-- WHAT IS NEEDED --
Up to and including the line with "from bokeh.resources import INLINE", write out the listing from its first line, minus the pictures.

-- COLLECTED MATERIAL --
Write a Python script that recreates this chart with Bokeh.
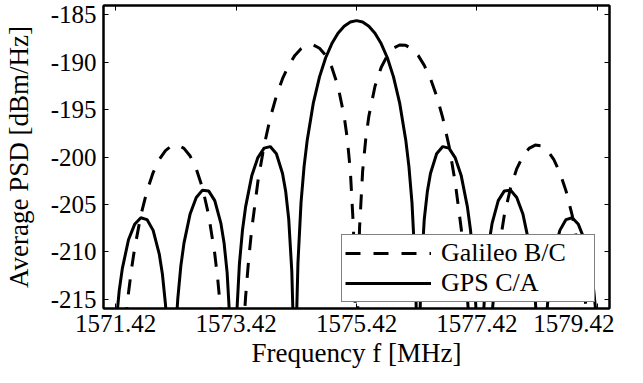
from bokeh.plotting import figure
from bokeh.models import (Range1d, FixedTicker, PrintfTickFormatter, LinearAxis,
                          Legend, LegendItem)
from bokeh.embed import file_html
from bokeh.resources import INLINE

# GPS C/A average PSD (dBm/Hz) vs frequency (MHz)
gps_freq_mhz = [
    1571.430, 1571.481, 1571.533, 1571.635, 1571.737, 1571.840, 1571.942, 1572.044, 1572.146, 1572.198, 1572.249, 1572.274,
    1572.428, 1572.453, 1572.504, 1572.556, 1572.658, 1572.760, 1572.863, 1572.965, 1573.067, 1573.169, 1573.221, 1573.272, 1573.323,
    1573.425, 1573.476, 1573.527, 1573.579, 1573.681, 1573.783, 1573.886, 1573.988, 1574.090, 1574.192, 1574.244, 1574.295, 1574.346, 1574.371,
    1574.423, 1574.448, 1574.499, 1574.550, 1574.602, 1574.704, 1574.806, 1574.908, 1575.011, 1575.113, 1575.215, 1575.318, 1575.420,
    1575.522, 1575.625, 1575.727, 1575.829, 1575.932, 1576.034, 1576.136, 1576.238, 1576.290, 1576.341, 1576.392, 1576.417,
    1576.469, 1576.494, 1576.545, 1576.597, 1576.648, 1576.750, 1576.852, 1576.955, 1577.057, 1577.159, 1577.261, 1577.313, 1577.364, 1577.415,
    1577.517, 1577.568, 1577.620, 1577.671, 1577.773, 1577.875, 1577.978, 1578.080, 1578.182, 1578.284, 1578.336, 1578.387, 1578.412,
    1578.566, 1578.591, 1578.643, 1578.694, 1578.796, 1578.898, 1579.001, 1579.103, 1579.205, 1579.307, 1579.359, 1579.410,
]
gps_psd_dbm_hz = [
    -217.56, -214.11, -211.76, -208.74, -207.11, -206.42, -206.61, -207.75, -210.26, -212.37, -215.57, -217.94,
    -217.50, -214.99, -211.50, -209.10, -206.01, -204.28, -203.50, -203.58, -204.61, -207.01, -209.05, -212.18, -217.89,
    -217.45, -211.32, -207.74, -205.27, -201.99, -200.06, -199.06, -198.90, -199.66, -201.74, -203.61, -206.57, -212.07, -217.87,
    -217.43, -211.20, -204.82, -200.99, -198.22, -194.28, -191.54, -189.52, -188.02, -186.92, -186.18, -185.74, -185.60,
    -185.74, -186.18, -186.92, -188.02, -189.52, -191.54, -194.28, -198.22, -200.99, -204.82, -211.20, -217.43,
    -217.87, -212.07, -206.57, -203.61, -201.74, -199.66, -198.90, -199.06, -200.06, -201.99, -205.27, -207.74, -211.32, -217.45,
    -217.89, -212.18, -209.05, -207.01, -204.61, -203.58, -203.50, -204.28, -206.01, -209.10, -211.50, -214.99, -217.50,
    -217.94, -215.57, -212.37, -210.26, -207.75, -206.61, -206.42, -207.11, -208.74, -211.76, -214.11, -217.56,
]

# Galileo B/C average PSD (dBm/Hz) vs frequency (MHz)
gal_freq_mhz = [
    1571.584, 1571.635, 1571.686, 1571.737, 1571.840, 1571.942, 1572.044, 1572.146, 1572.249, 1572.351, 1572.453, 1572.556, 1572.658, 1572.760, 1572.863, 1572.965, 1573.067, 1573.118, 1573.169,
    1573.527, 1573.579, 1573.630, 1573.681, 1573.783, 1573.886, 1573.988, 1574.090, 1574.192, 1574.295, 1574.397, 1574.499, 1574.602, 1574.704, 1574.806, 1574.908, 1575.011, 1575.113, 1575.215, 1575.267, 1575.318, 1575.369, 1575.394, 1575.410,
    1575.430, 1575.446, 1575.471, 1575.522, 1575.574, 1575.625, 1575.727, 1575.829, 1575.932, 1576.034, 1576.136, 1576.238, 1576.341, 1576.443, 1576.545, 1576.648, 1576.750, 1576.852, 1576.955, 1577.057, 1577.159, 1577.210, 1577.261, 1577.313,
    1577.671, 1577.722, 1577.773, 1577.875, 1577.978, 1578.080, 1578.182, 1578.284, 1578.387, 1578.489, 1578.591, 1578.694, 1578.796, 1578.898, 1579.001, 1579.103, 1579.154, 1579.205, 1579.256,
]
gal_psd_dbm_hz = [
    -217.44, -214.35, -211.80, -209.64, -206.17, -203.58, -201.64, -200.25, -199.32, -198.81, -198.74, -199.09, -199.90, -201.25, -203.25, -206.11, -210.22, -213.00, -216.52,
    -219.89, -214.78, -210.82, -207.60, -202.59, -198.81, -195.87, -193.55, -191.73, -190.32, -189.27, -188.57, -188.21, -188.17, -188.51, -189.27, -190.55, -192.53, -195.69, -198.07, -201.49, -207.45, -213.47, -221.43,
    -221.43, -213.47, -207.45, -201.49, -198.07, -195.69, -192.53, -190.55, -189.27, -188.51, -188.17, -188.21, -188.57, -189.27, -190.32, -191.73, -193.55, -195.87, -198.81, -202.59, -207.60, -210.82, -214.78, -219.89,
    -216.52, -213.00, -210.22, -206.11, -203.25, -201.25, -199.90, -199.09, -198.74, -198.81, -199.32, -200.25, -201.64, -203.58, -206.17, -209.64, -211.80, -214.35, -217.44,
]

x_ticks = [1571.42, 1573.42, 1575.42, 1577.42, 1579.42]
y_ticks = [-215, -210, -205, -200, -195, -190, -185]
series_labels = ["Galileo B/C", "GPS C/A"]
x_label = "Frequency f [MHz]"
y_label = "Average PSD [dBm/Hz]"

FONT = "Liberation Serif"
INK = "#000000"
TICK_FS = "25px"
LABEL_FS = "27px"

# frame size fixed directly (no min_border settings)
p = figure(frame_width=506, frame_height=303, output_backend="svg",
           toolbar_location=None,
           x_range=Range1d(1571.22, 1579.62), y_range=Range1d(-216, -184))
p.xgrid.grid_line_color = None
p.ygrid.grid_line_color = None
p.outline_line_color = INK
p.outline_line_width = 2

gal = p.line(gal_freq_mhz, gal_psd_dbm_hz, line_color=INK, line_width=3,
             line_dash="15 13")
gps = p.line(gps_freq_mhz, gps_psd_dbm_hz, line_color=INK, line_width=3)


def style_axis(ax, ticks, show_labels):
    ax.ticker = FixedTicker(ticks=ticks)
    ax.major_tick_in = 5
    ax.major_tick_out = 0
    ax.minor_tick_line_color = None
    ax.major_tick_line_width = 1
    ax.major_tick_line_color = INK
    ax.axis_line_width = 2
    ax.axis_line_color = INK
    ax.major_label_text_font = FONT
    ax.major_label_text_color = INK
    ax.major_label_text_font_size = TICK_FS
    if not show_labels:
        ax.major_label_overrides = {t: "" for t in ticks}
        ax.major_label_standoff = 0


xa = p.xaxis[0]
style_axis(xa, x_ticks, True)
xa.formatter = PrintfTickFormatter(format="%.2f")
xa.major_label_standoff = 6
xa.axis_label = x_label
xa.axis_label_text_font = FONT
xa.axis_label_text_font_size = LABEL_FS
xa.axis_label_text_font_style = "normal"
xa.axis_label_text_color = INK
xa.axis_label_standoff = 3

ya = p.yaxis[0]
style_axis(ya, y_ticks, True)
ya.major_label_overrides = {t: "%d" % t for t in y_ticks}
ya.major_label_standoff = 7
ya.axis_label = y_label
ya.axis_label_text_font = FONT
ya.axis_label_text_font_size = LABEL_FS
ya.axis_label_text_font_style = "normal"
ya.axis_label_text_color = INK
ya.axis_label_standoff = 14

top = LinearAxis()
style_axis(top, x_ticks, False)
p.add_layout(top, "above")
right = LinearAxis()
style_axis(right, y_ticks, False)
p.add_layout(right, "right")

legend = Legend(items=[LegendItem(label=series_labels[0], renderers=[gal]),
                       LegendItem(label=series_labels[1], renderers=[gps])],
                location=(238, 6))
legend.label_text_font = FONT
legend.label_text_font_size = "26px"
legend.label_text_color = INK
legend.glyph_width = 86
legend.glyph_height = 24
legend.label_height = 24
legend.label_width = 150
legend.label_standoff = 10
legend.padding = 3
legend.spacing = 0
legend.margin = 0
legend.border_line_color = INK
legend.border_line_width = 1.5
legend.background_fill_color = "#ffffff"
legend.background_fill_alpha = 1.0
p.add_layout(legend)

open("out.html", "w").write(file_html(p, INLINE))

-- RESULT --
Write a Python script that recreates this chart with Bokeh.
from bokeh.plotting import figure
from bokeh.models import (Range1d, FixedTicker, PrintfTickFormatter, LinearAxis,
                          Legend, LegendItem)
from bokeh.embed import file_html
from bokeh.resources import INLINE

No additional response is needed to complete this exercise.